I have been asked to write an essay for an academic book. I could write quite a good essay for this book, and it's published by a very respectable publisher. But they are not going to pay me anything. This is standard practice with academic publishing, and is based on the rather dodgy premise that academic writers are already being paid by their academic institutions and that they need the publications to improve their rating and to gain kudos.
Now, I'm not paid by an academic institution, I don't need any kind of rating or accreditation or kudos, and I will have to take time off paid writing to do it. It looks as though there is no reason at all to do it, doesn't there?
On the other hand... the book is for students, and I have a lot of sympathy for students. I can write something that will give them insights they won't get from the other contributors, precisely because I am a practising commercial writer and not an academic who writes the odd bit of fiction and doesn't have to live on the income from it. Unless all creative writing students are going to become creative writing teachers (and I don't think that is unlikely, actually), what I have to say might be rather useful for them. But then again, the very large publisher is presumably intending to make money from this book. They will doubtless pay their in-house staff, the printers, the electricity bill and all other costs relating to this book. So why on earth should they get away with not paying the contributors, the very people who will make the book unique and uniquely useful?
They want 5,000 words from me. To write something decent will take at least two days. Even writing journalism for a worthy outlet (rather than a well-financed national paper) I could get £500 for 5,000 words. I could get a lot more writing a book that length.

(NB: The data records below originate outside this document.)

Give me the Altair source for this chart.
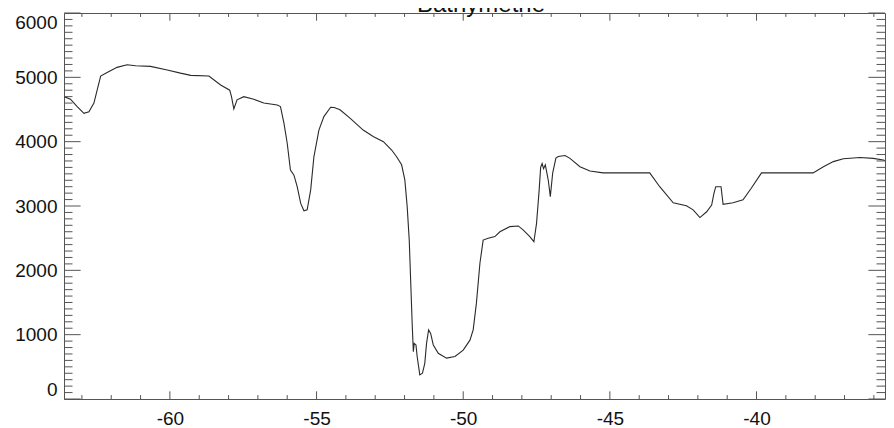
import altair as alt
import pandas as pd

TITLE = "Bathymetrie"

LON = [-63.61, -63.39, -63.16, -62.93, -62.76, -62.59, -62.48, -62.36, -62.14, -61.80,
       -61.46, -61.17, -60.66, -60.09, -59.64, -59.29, -58.67, -58.27, -57.96, -57.90,
       -57.82, -57.71, -57.48, -57.14, -56.80, -56.34, -56.23, -56.11, -56.00, -55.89,
       -55.77, -55.66, -55.54, -55.43, -55.32, -55.20, -55.09, -54.92, -54.75, -54.52,
       -54.40, -54.20, -53.86, -53.41, -53.07, -52.72, -52.44, -52.27, -52.10, -51.99,
       -51.91, -51.84, -51.78, -51.74, -51.70, -51.67, -51.61, -51.57, -51.48, -51.39,
       -51.31, -51.25, -51.18, -51.11, -51.02, -50.85, -50.57, -50.28, -50.00, -49.77,
       -49.66, -49.55, -49.43, -49.32, -49.15, -48.92, -48.75, -48.41, -48.12, -47.95,
       -47.73, -47.59, -47.50, -47.41, -47.36, -47.31, -47.26, -47.20, -47.10, -47.03,
       -46.95, -46.84, -46.76, -46.53, -46.36, -46.02, -45.68, -45.23, -43.64, -43.30,
       -42.84, -42.39, -42.16, -41.93, -41.70, -41.53, -41.45, -41.39, -41.21, -41.14,
       -40.80, -40.46, -40.18, -39.83, -38.07, -37.72, -37.38, -37.04, -36.47, -36.02,
       -35.68, -35.35]
DEPTH = [4700, 4660, 4545, 4440, 4465, 4600, 4800, 5020, 5075, 5155,
         5195, 5180, 5170, 5115, 5065, 5030, 5020, 4880, 4800, 4700,
         4510, 4650, 4700, 4660, 4600, 4570, 4545, 4285, 3975, 3560,
         3480, 3300, 3040, 2925, 2940, 3250, 3765, 4180, 4390, 4535,
         4530, 4495, 4365, 4180, 4080, 4000, 3870, 3765, 3640, 3405,
         2990, 2470, 1695, 1175, 735, 865, 840, 660, 375, 400,
         555, 865, 1075, 1020, 840, 710, 635, 660, 760, 915,
         1075, 1490, 2110, 2470, 2500, 2525, 2600, 2680, 2690, 2625,
         2525, 2445, 2730, 3250, 3600, 3660, 3580, 3640, 3400, 3145,
         3510, 3745, 3770, 3785, 3740, 3610, 3545, 3515, 3515, 3300,
         3050, 3005, 2940, 2820, 2910, 3015, 3200, 3300, 3300, 3025,
         3050, 3095, 3275, 3515, 3515, 3610, 3690, 3735, 3755, 3740,
         3715, 3670]

X_MAJOR = [-60, -55, -50, -45, -40]
X_MINOR = [-63, -62, -61, -59, -58, -57, -56, -54, -53, -52, -51, -49, -48, -47, -46,
           -44, -43, -42, -41, -39, -38, -37, -36]
Y_MAJOR = [0, 1000, 2000, 3000, 4000, 5000, 6000]
Y_MINOR = [v for v in range(100, 6000, 100) if v % 1000 != 0]

W, H = 821, 386
FONT = "Liberation Sans"
AX = "#555555"

xs = alt.Scale(domain=[-63.61, -35.62], nice=False, zero=False)
ys = alt.Scale(domain=[0, 6000], nice=False, zero=False)

xaxis = alt.Axis(values=X_MAJOR, ticks=False, domain=False, grid=False,
                 labelFont=FONT, labelFontSize=19, labelColor="#111111",
                 labelPadding=10, format="d", labelExpr="replace(datum.label, '\u2212', '-')")
yaxis = alt.Axis(values=Y_MAJOR, ticks=False, domain=False, grid=False,
                 labelFont=FONT, labelFontSize=19, labelColor="#111111",
                 labelPadding=7, labelFlush=True, format="d")

df = pd.DataFrame({"lon": LON, "depth": DEPTH, "i": range(len(LON))})

line = alt.Chart(df).mark_line(color="#2a2a2a", strokeWidth=1.1, clip=True).encode(
    x=alt.X("lon:Q", scale=xs, title=None, axis=xaxis),
    y=alt.Y("depth:Q", scale=ys, title=None, axis=yaxis),
    order="i:Q",
)


def xticks(vals, length):
    d = pd.DataFrame({"v": vals})
    bottom = alt.Chart(d).mark_rule(color=AX, strokeWidth=1).encode(
        x=alt.X("v:Q", scale=xs, title=None, axis=xaxis), y=alt.value(H), y2=alt.value(H - length))
    top = alt.Chart(d).mark_rule(color=AX, strokeWidth=1).encode(
        x=alt.X("v:Q", scale=xs, title=None, axis=xaxis), y=alt.value(0), y2=alt.value(length))
    return [bottom, top]


def yticks(vals, length):
    d = pd.DataFrame({"v": vals})
    left = alt.Chart(d).mark_rule(color=AX, strokeWidth=1).encode(
        y=alt.Y("v:Q", scale=ys, title=None, axis=yaxis), x=alt.value(0), x2=alt.value(length))
    right = alt.Chart(d).mark_rule(color=AX, strokeWidth=1).encode(
        y=alt.Y("v:Q", scale=ys, title=None, axis=yaxis), x=alt.value(W), x2=alt.value(W - length))
    return [left, right]


title = alt.Chart(pd.DataFrame({"t": [TITLE]})).mark_text(
    font=FONT, fontSize=24, align="center", baseline="alphabetic", color="#111111"
).encode(x=alt.value(417), y=alt.value(-1), text="t:N")

layers = ([line] + xticks(X_MAJOR, 7.7) + xticks(X_MINOR, 3.9)
          + yticks(Y_MAJOR, 16.6) + yticks(Y_MINOR, 8.5) + [title])

chart = alt.layer(*layers).properties(
    width=W, height=H,
    padding={"left": 56, "top": 5, "right": 1, "bottom": 27},
    autosize=alt.AutoSizeParams(type="none"),
    background="white",
).configure_view(stroke=AX, strokeWidth=1)

chart.save("out.html", embed_options={"renderer": "svg", "actions": False})
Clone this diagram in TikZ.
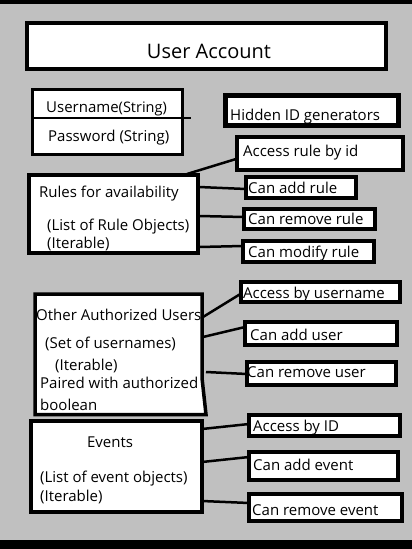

If I'm going to spend two days not earning, I could spend the time with my daughter, or go to see friends, or spend it in art galleries. If I'm going to use the time writing, I could write something speculative that I want to write but don't have a commission for. Or I could write for an organisation that can't afford to pay me, rather than for one that just doesn't want to pay me.
Why should an international publisher (with whom I have published many other books, incidentally, for money) be a scrounger? Is the book truly uneconomic? Can't they charge a pound more for it and pay the contributors? What kind of business model is this, and why does no-one ever challenge it? The last time I wrote an academic book - a long time ago, I admit - I got a royalty.
I have no quarrel with the editor, and would like to help with her project as it's interesting and worthwhile, but I'm not sure I can persuade myself that my time is better spent doing this than earning £500 and giving it all to the homeless, or earthquake relief, or some other worthy cause. A publisher is not a charity and not a worthy cause - why should it act as though it has a dog on a string to support and no permanent address?
Is there a good enough reason to write this essay? I would be interested to hear your thoughts, kind readers - especially if you're a publisher.